Many traditional Garifuna foods are made using ingredients like coconut milk, garlic, basil, black pepper, green pepper and cumin. The varying combinations of these ingredients create dishes with rich and distinctive flavor.
Sumner explained that the unique flavor of coconut is the “DNA of Garifuna food” because so much of the cooking and baking revolves around this ingredient. Other staples include bananas and plantains, cassava and fish. “That’s Garifuna food… It’s cooked in a simple way but what’s so attractive about it is the flavors. There are no super spicy foods. It’s just plain, simple sustenance food,” said Sumner.

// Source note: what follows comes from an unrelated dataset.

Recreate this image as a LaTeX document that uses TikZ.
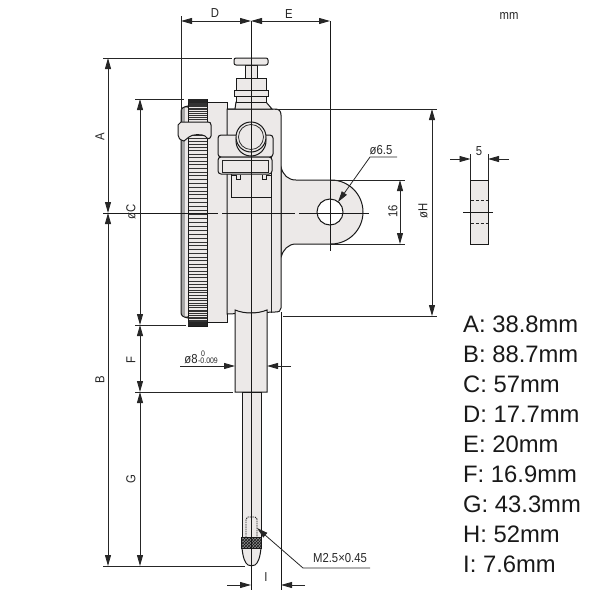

Once Sumner and her sister brought the new recipes back to New York they practiced and perfected them with their mother. And, instead of the traditional practice of passing recipes on orally, they wrote them down — something that took some getting used to for Martinez. “I don’t cook with measurements. I don’t know. I just cook…. so that was a challenge,” she said.
Before this Garifuna catering and event planning group got going, there was another challenge — convincing the family matriarch that she could do it. “The challenge for me was that she (Isha Sumner) always tells me ‘Mommy you know how to cook,’ but I was like ‘No I don’t believe that.’ But, she was insisting that I know how to cook because everybody in my family loves my food,” said Martinez. “So now every time we serve people they are happy and they come to me and say ‘I like it.’ This is so good, so I said ok, let’s do this. Let’s keep doing this.”
Now, as the mother-daughter venture approaches its three-year anniversary this summer, Sumner says she and her family are looking forward to the release of their long-anticipated cookbook by the same name. For them, the book will be an important way of preserving and passing on an important part of their culture.
“Food is an essential part of our culture. To be able to pass it on, not only the traditional way that our grandmothers did it, but to do it in more of a modern way where it’s written down, to me that’s very important,” Sumner said.
“That’s a way to keep the culture and also share it, not only in our community but to pass it on to those who are interested, to those who are open minded to new cultures. Garifuna food, Weiga!”